Assim como hoje os predominantes protestantes renegam as seitas africanas, os predominantes católicos da época renegavam-nas como ao próprio Diabo, embora não fosse extremamente raro recorrerem aos orixás quando achavam que Deus e os santos do catolicismo estavam demorando a proporcionar-lhes prosperidade, a morte de algum desafeto ou a mulher ou homem de alguma outra criatura.  

O racismo e a homofobia eram declarados em alto e bom tom, apesar de muitos dos preconceituosos serem também mestiços e oportunamente se envolverem em carícias e atos sexuais com criaturas do mesmo sexo.
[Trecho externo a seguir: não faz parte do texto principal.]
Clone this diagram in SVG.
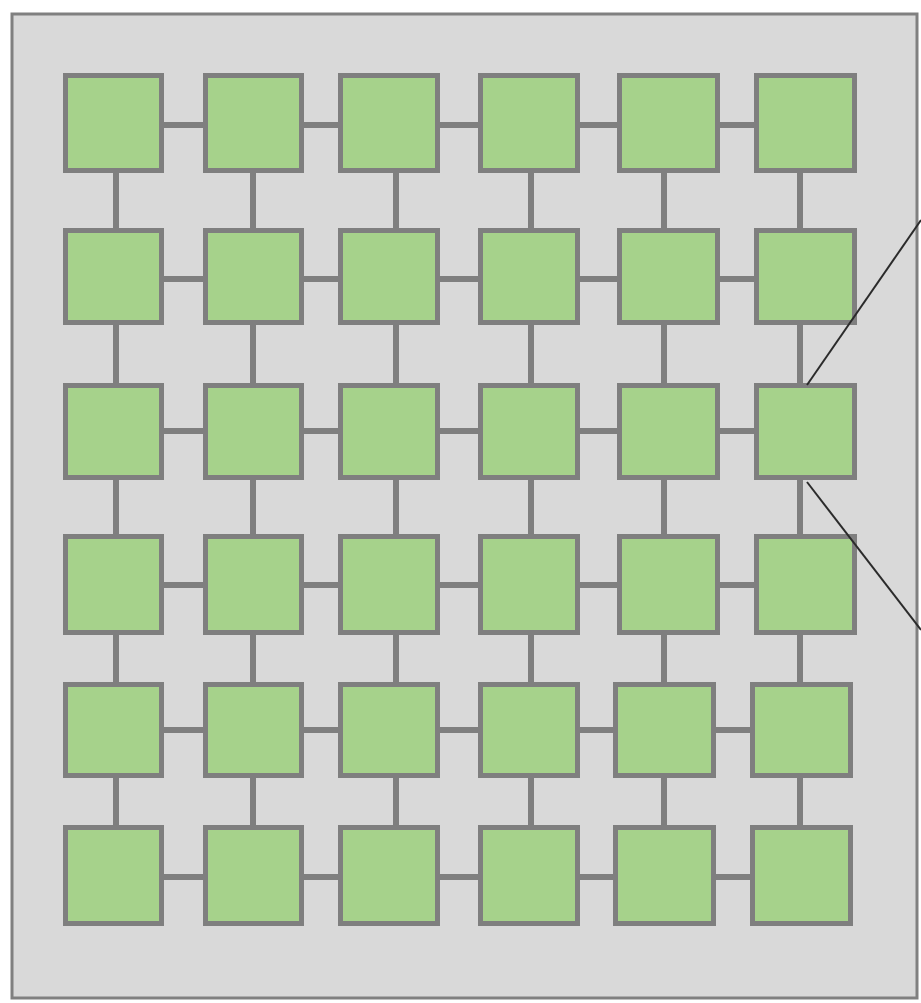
<svg xmlns="http://www.w3.org/2000/svg" width="921" height="1003" viewBox="0 0 921 1003">
<style>
.panel{fill:#d9d9d9;stroke:#808080;stroke-width:3}
.n{fill:#a6d28b;stroke:#7f7f7f;stroke-width:5}
.c{stroke:#7f7f7f;stroke-width:6;fill:none}
.z{stroke:#2b2b2b;stroke-width:2;fill:none}
</style>
<rect class="panel" x="12" y="14" width="905" height="984"/>
<g id="connectors">
<path class="c" d="M160 125H207M300 125H342M436 125H482M576 125H621M716 125H758"/>
<path class="c" d="M160 279H207M300 279H342M436 279H482M576 279H621M716 279H758"/>
<path class="c" d="M160 431H207M300 431H342M436 431H482M576 431H621M716 431H758"/>
<path class="c" d="M160 585H207M300 585H342M436 585H482M576 585H621M716 585H758"/>
<path class="c" d="M160 730H207M300 730H342M436 730H482M576 730H617M713 730H754"/>
<path class="c" d="M160 877H207M300 877H342M436 877H482M576 877H617M713 877H754"/>
<path class="c" d="M116 168V232M116 320V387M116 476V538M116 630V686M116 774V829"/>
<path class="c" d="M253 168V232M253 320V387M253 476V538M253 630V686M253 774V829"/>
<path class="c" d="M396 168V232M396 320V387M396 476V538M396 630V686M396 774V829"/>
<path class="c" d="M531 168V232M531 320V387M531 476V538M531 630V686M531 774V829"/>
<path class="c" d="M664 168V232M664 320V387M664 476V538M664 630V686M664 774V829"/>
<path class="c" d="M800 168V232M800 320V387M800 476V538M800 630V686M800 774V829"/>
</g>
<g id="r1">
<rect id="n11" class="n" x="65.5" y="75.5" width="96" height="95"/>
<rect id="n12" class="n" x="205.5" y="75.5" width="96" height="95"/>
<rect id="n13" class="n" x="340.5" y="75.5" width="97" height="95"/>
<rect id="n14" class="n" x="480.5" y="75.5" width="97" height="95"/>
<rect id="n15" class="n" x="619.5" y="75.5" width="98" height="95"/>
<rect id="n16" class="n" x="756.5" y="75.5" width="98" height="95"/>
</g>
<g id="r2">
<rect id="n21" class="n" x="65.5" y="230.5" width="96" height="92"/>
<rect id="n22" class="n" x="205.5" y="230.5" width="96" height="92"/>
<rect id="n23" class="n" x="340.5" y="230.5" width="97" height="92"/>
<rect id="n24" class="n" x="480.5" y="230.5" width="97" height="92"/>
<rect id="n25" class="n" x="619.5" y="230.5" width="98" height="92"/>
<rect id="n26" class="n" x="756.5" y="230.5" width="98" height="92"/>
</g>
<g id="r3">
<rect id="n31" class="n" x="65.5" y="385.5" width="96" height="92"/>
<rect id="n32" class="n" x="205.5" y="385.5" width="96" height="92"/>
<rect id="n33" class="n" x="340.5" y="385.5" width="97" height="92"/>
<rect id="n34" class="n" x="480.5" y="385.5" width="97" height="92"/>
<rect id="n35" class="n" x="619.5" y="385.5" width="98" height="92"/>
<rect id="n36" class="n" x="756.5" y="385.5" width="98" height="92"/>
</g>
<g id="r4">
<rect id="n41" class="n" x="65.5" y="536.5" width="96" height="96"/>
<rect id="n42" class="n" x="205.5" y="536.5" width="96" height="96"/>
<rect id="n43" class="n" x="340.5" y="536.5" width="97" height="96"/>
<rect id="n44" class="n" x="480.5" y="536.5" width="97" height="96"/>
<rect id="n45" class="n" x="619.5" y="536.5" width="98" height="96"/>
<rect id="n46" class="n" x="756.5" y="536.5" width="98" height="96"/>
</g>
<g id="r5">
<rect id="n51" class="n" x="65.5" y="684.5" width="96" height="91"/>
<rect id="n52" class="n" x="205.5" y="684.5" width="96" height="91"/>
<rect id="n53" class="n" x="340.5" y="684.5" width="97" height="91"/>
<rect id="n54" class="n" x="480.5" y="684.5" width="97" height="91"/>
<rect id="n55" class="n" x="615.5" y="684.5" width="98" height="91"/>
<rect id="n56" class="n" x="752.5" y="684.5" width="98" height="91"/>
</g>
<g id="r6">
<rect id="n61" class="n" x="65.5" y="827.5" width="96" height="96"/>
<rect id="n62" class="n" x="205.5" y="827.5" width="96" height="96"/>
<rect id="n63" class="n" x="340.5" y="827.5" width="97" height="96"/>
<rect id="n64" class="n" x="480.5" y="827.5" width="97" height="96"/>
<rect id="n65" class="n" x="615.5" y="827.5" width="98" height="96"/>
<rect id="n66" class="n" x="752.5" y="827.5" width="98" height="96"/>
</g>
<g id="zoom-lines">
<path class="z" d="M807 385L921 220"/>
<path class="z" d="M807 482L921 630"/>
</g>
</svg>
As drogas também eram veemente condenadas e muito usadas.  Mas o que são pequenas contradições numa sociedade ciosa do seu dom religioso e dos seus deveres cívicos?  Havia filhinhos ordeiros de casais exemplares e bondosos que estupravam (e alguns até matavam) por aí, mas, se algo fosse descoberto, eram vistos com leniência pelas autoridades policiais e tomados como rapazes imaturos e peraltas, que ao amadurecer "tomariam jeito".   Aliás, essa coisa de estupro, tal como espancamento de mulher e feminicídio,  sempre foi cultural  por aqui, sem que muita gente se sentisse indignada  e revoltada com a incidência desses casos tanto ontem como hoje.
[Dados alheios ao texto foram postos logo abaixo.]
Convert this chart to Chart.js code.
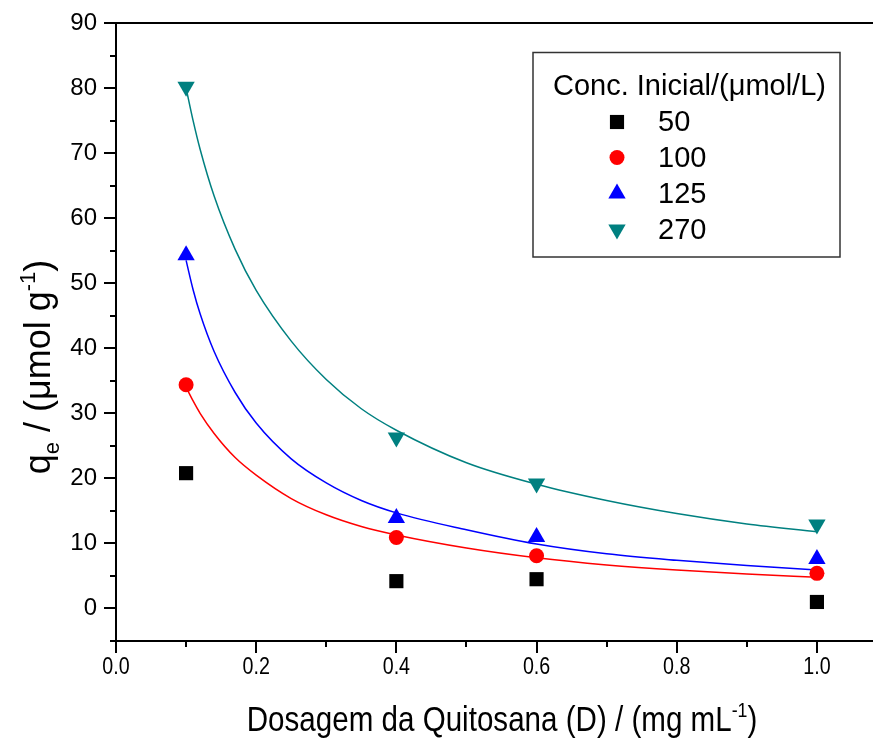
<!DOCTYPE html>
<html>
<head>
<meta charset="utf-8">
<script src="https://cdn.jsdelivr.net/npm/chart.js@4/dist/chart.umd.min.js"></script>
<style>
  html, body { margin: 0; padding: 0; background: #fff; }
  #wrap { width: 873px; height: 740px; position: relative; }
</style>
</head>
<body>
<div id="wrap"><canvas id="c" width="873" height="740"></canvas></div>
<script>
// Adsorption capacity vs. chitosan dosage, for four initial concentrations
const dosage = [0.1, 0.4, 0.6, 1.0];
const q50  = [20.8, 4.2, 4.5, 1.0];
const q100 = [34.4, 10.9, 8.1, 5.4];
const q125 = [54.3, 13.9, 11.0, 7.6];
const q270 = [80.2, 26.3, 19.2, 12.9];

// fitted curves (sampled along the dosage axis)
const fitDose = [0.1, 0.11, 0.12, 0.14, 0.17, 0.2, 0.25, 0.3, 0.35, 0.4, 0.5, 0.6, 0.7, 0.8, 0.9, 1.0];
const fit100  = [34.0, 31.9, 30.0, 26.9, 23.2, 20.5, 16.9, 14.4, 12.6, 11.3, 9.3, 7.8, 6.7, 5.9, 5.3, 4.8];
const fit125  = [53.5, 49.0, 45.3, 39.5, 33.2, 28.5, 23.0, 19.3, 16.6, 14.7, 12.1, 9.9, 8.4, 7.4, 6.6, 5.9];
const fit270  = [80.0, 75.0, 70.6, 63.4, 55.2, 48.9, 41.1, 35.2, 30.7, 27.4, 22.4, 19.1, 16.6, 14.6, 13.0, 11.8];

const seriesLabels = ['50', '100', '125', '270'];
const legendTitle = 'Conc. Inicial/(\u03BCmol/L)';
const yTicksMajor = [0, 10, 20, 30, 40, 50, 60, 70, 80, 90];
const xTickLabels = ['0.0', '0.2', '0.4', '0.6', '0.8', '1.0'];

const REG = '"Liberation Sans", Arial, sans-serif';
const NARROW_SCALE = 0.82;   // condensed face for the dosage axis labels
const TITLE_SCALE = 0.845;   // condensed face for the dosage axis title

const pts = (xs, ys) => xs.map((x, i) => ({ x: x, y: ys[i] }));

const markerStyles = [
  { pointStyle: 'rect', radius: 10, rotation: 0, color: '#000000' },
  { pointStyle: 'circle', radius: 7.5, rotation: 0, color: '#FF0000' },
  { pointStyle: 'triangle', radius: 10, rotation: 0, color: '#0000FF' },
  { pointStyle: 'triangle', radius: 10, rotation: 180, color: '#008080' }
];
const seriesValues = [q50, q100, q125, q270];

const datasets = seriesValues.map((vals, i) => ({
  label: seriesLabels[i],
  data: pts(dosage, vals),
  showLine: false,
  pointStyle: markerStyles[i].pointStyle,
  pointRadius: markerStyles[i].radius,
  pointRotation: markerStyles[i].rotation,
  pointBackgroundColor: markerStyles[i].color,
  pointBorderColor: markerStyles[i].color,
  pointBorderWidth: 0,
  order: 0
}));

[[fit100, '#FF0000'], [fit125, '#0000FF'], [fit270, '#008080']].forEach(([vals, col]) => {
  datasets.push({
    label: 'fit',
    data: pts(fitDose, vals),
    showLine: true,
    borderColor: col,
    borderWidth: 1.5,
    pointRadius: 0,
    cubicInterpolationMode: 'monotone',
    fill: false,
    order: 1
  });
});

function drawMarker(ctx, style, x, y) {
  const r = style.radius;
  ctx.save();
  ctx.fillStyle = style.color;
  ctx.beginPath();
  if (style.pointStyle === 'rect') {
    const s = Math.SQRT1_2 * r;
    ctx.rect(x - s, y - s, 2 * s, 2 * s);
  } else if (style.pointStyle === 'circle') {
    ctx.arc(x, y, r, 0, Math.PI * 2);
  } else {
    let a = style.rotation * Math.PI / 180;
    for (let k = 0; k < 3; k++) {
      const px = x + Math.sin(a) * r, py = y - Math.cos(a) * r;
      if (k === 0) ctx.moveTo(px, py); else ctx.lineTo(px, py);
      a += 2 * Math.PI / 3;
    }
    ctx.closePath();
  }
  ctx.fill();
  ctx.restore();
}

// draws a run of text pieces (with sub/superscripts) centred at the origin
function drawRich(ctx, pieces, family) {
  let total = 0;
  pieces.forEach(p => { ctx.font = p.size + 'px ' + family; p.w = ctx.measureText(p.t).width; total += p.w; });
  let x = -total / 2;
  ctx.textBaseline = 'alphabetic';
  ctx.textAlign = 'left';
  pieces.forEach(p => {
    ctx.font = p.size + 'px ' + family;
    ctx.fillText(p.t, x, p.dy || 0);
    x += p.w;
  });
}

const framePlugin = {
  id: 'frame',
  beforeDraw(chart) {
    const ctx = chart.ctx;
    ctx.save();
    ctx.fillStyle = '#ffffff';
    ctx.fillRect(0, 0, chart.width, chart.height);
    ctx.restore();
  },
  afterDraw(chart) {
    const ctx = chart.ctx;
    const a = chart.chartArea;
    const xs = chart.scales.x, ys = chart.scales.y;
    ctx.save();
    ctx.strokeStyle = '#000';
    ctx.lineWidth = 2;
    ctx.lineCap = 'butt';
    // top frame line
    ctx.beginPath();
    ctx.moveTo(a.left, a.top);
    ctx.lineTo(chart.width, a.top);
    ctx.stroke();
    // y ticks (major every 10, minor every 5)
    for (let v = -5; v <= 90; v += 5) {
      const py = Math.round(ys.getPixelForValue(v));
      const len = (v % 10 === 0) ? 12 : 6;
      ctx.beginPath();
      ctx.moveTo(a.left - len, py);
      ctx.lineTo(a.left, py);
      ctx.stroke();
    }
    // x ticks (major every 0.2, minor every 0.1)
    for (let k = 0; k <= 10; k++) {
      const px = Math.round(xs.getPixelForValue(k / 10));
      const len = (k % 2 === 0) ? 12 : 6;
      ctx.beginPath();
      ctx.moveTo(px, a.bottom);
      ctx.lineTo(px, a.bottom + len);
      ctx.stroke();
    }
    ctx.restore();

    // dosage-axis tick labels, condensed face
    ctx.save();
    ctx.fillStyle = '#000';
    ctx.font = '24px ' + REG;
    ctx.textAlign = 'center';
    ctx.textBaseline = 'alphabetic';
    xTickLabels.forEach(lab => {
      const px = xs.getPixelForValue(parseFloat(lab));
      ctx.save();
      ctx.translate(px, 674);
      ctx.scale(NARROW_SCALE, 1);
      ctx.fillText(lab, 0, 0);
      ctx.restore();
    });
    ctx.restore();

    // axis titles
    ctx.save();
    ctx.fillStyle = '#000';
    ctx.translate(502, 731);
    ctx.scale(TITLE_SCALE, 1);
    drawRich(ctx, [
      { t: 'Dosagem da Quitosana (D) / (mg mL', size: 35 },
      { t: '-1', size: 21, dy: -14 },
      { t: ')', size: 35 }
    ], REG);
    ctx.restore();

    ctx.save();
    ctx.fillStyle = '#000';
    ctx.translate(50, 367);
    ctx.rotate(-Math.PI / 2);
    drawRich(ctx, [
      { t: 'q', size: 36 },
      { t: 'e', size: 22, dy: 9 },
      { t: ' / (\u03BCmol g', size: 36 },
      { t: '-1', size: 22, dy: -15 },
      { t: ')', size: 36 }
    ], REG);
    ctx.restore();

    // legend box
    ctx.save();
    ctx.fillStyle = '#ffffff';
    ctx.fillRect(533, 52.5, 307, 204.5);
    ctx.strokeStyle = '#333333';
    ctx.lineWidth = 1.5;
    ctx.strokeRect(533, 52.5, 307, 204.5);
    ctx.fillStyle = '#000';
    ctx.font = '29px ' + REG;
    ctx.textBaseline = 'middle';
    ctx.textAlign = 'left';
    ctx.fillText(legendTitle, 553, 87);
    const rowY = [122, 157.5, 193.5, 229.5];
    seriesLabels.forEach((lab, i) => {
      drawMarker(ctx, markerStyles[i], 617, rowY[i]);
      ctx.fillStyle = '#000';
      ctx.fillText(lab, 658, rowY[i] + 1);
    });
    ctx.restore();
  }
};

new Chart(document.getElementById('c'), {
  type: 'scatter',
  data: { datasets: datasets },
  options: {
    responsive: false,
    animation: false,
    devicePixelRatio: 1,
    layout: { autoPadding: false, padding: { top: 23, left: 0, right: 0, bottom: 0 } },
    plugins: { legend: { display: false }, tooltip: { enabled: false } },
    scales: {
      x: {
        type: 'linear',
        min: 0,
        max: 1.08,
        afterFit(scale) { scale.height = 99; },
        border: { display: true, color: '#000', width: 2 },
        grid: { display: true, drawOnChartArea: false, drawTicks: false, tickColor: 'rgba(0,0,0,0)' },
        ticks: {
          display: false,
          stepSize: 0.1,
          includeBounds: false,
          autoSkip: false,
          maxRotation: 0
        }
      },
      y: {
        type: 'linear',
        min: -5,
        max: 90,
        afterFit(scale) { scale.width = 116; },
        border: { display: true, color: '#000', width: 2 },
        grid: { display: true, drawOnChartArea: false, drawTicks: true, tickLength: 12, tickColor: 'rgba(0,0,0,0)' },
        ticks: {
          stepSize: 5,
          autoSkip: false,
          padding: 7,
          color: '#000',
          font: { family: REG, size: 24 },
          callback(v) { return yTicksMajor.includes(v) ? String(v) : ''; }
        }
      }
    }
  },
  plugins: [framePlugin]
});
</script>
</body>
</html>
O único pecado capital, imperdoável, irreparável era a desobediência aos desígnios dos nossos senhores detentores do poder.  Nada de greves, manifestações, protestos, críticas aos militares, pois tais atitudes podiam culminar em prisão,  tortura e morte -- inclusive dos entes queridos dos torturados. Mas o que, segundo a visão da gente daquele tempo, que outro destino poderia merecer um "mau cidadão"?

O homem de bem era, antes de tudo, aquele que não proferisse nenhuma palavra ou praticasse qualquer ato contrário à ordem estabelecida.  Homens assim eram dotados de grande disciplina, grande caráter,  grande patriotismo, grande civismo.  Fica assim fácil entender porque a violência contra mulheres, negros, homossexuais era tratada com tanta condescendência.  A mentalidade da sociedade, implicitamente, acolhia como uma espécie de recreação de uma população bem-comportada essa gama de crimes revoltantes e deploráveis que mencionei.

Ah! Quase me esqueci de comentar que aquelas famílias de bem se metiam em muitas falcatruas também.  Havia muita corrupção naquele verdadeiro império da mais absoluta decência.

Ao final da ditadura militar, quando Tancredo Neves foi eleito pelo Colégio Eleitoral e, ante seu impedimento por morte, José Sarney, civil, tomou posse,  achei que caminharíamos indefinidamente dentro de um Estado Democrático de Direito.  Em 2017, quando Bolsonaro anunciou sua candidatura à Presidência da República, achei que não teria ele a menor chance, pois pensava aqui comigo que, 32 anos depois da redemocratização, as viúvas da ditadura, do extremismo de direita e do regime de exceção estivessem em sua absoluta maioria mortas.  Meu erro crasso foi não contar que esses saudosistas tivessem deixado vivo seu pensamento torpe, cruel, calhorda e cínico, como um ser que espalha excrementos por onde anda, que inocula micro-organismos nocivos em toda corrente sanguínea que encontra, e os seus filhos e netos são a sua mais perfeita reprodução e reencarnação... reprodução e reencarnação de criaturas que não deveriam sequer ter nascido.

Bolsonaro perdeu a eleição presidencial, mas a direita e extrema-direita lotaram o Congresso Nacional, as regiões do Brasil, à exceção do Nordeste, estão contaminadas pelo pensamento extremista de direita, e os ataques aos negros, mulheres, homoafetivos, umbandistas, candomblecistas, os achaques de autoridades e políticos, os estupros, violência de todo gênero, além de as elites permanecerem no memso processo de usurpar tudo das classes menos favorecidas.  As pessoas não mudaram nada! O Brasil não mudou nada!  E ainda vive perturbado e amedrontado pelo fantasma do nazifascismo que não para de nos rondar.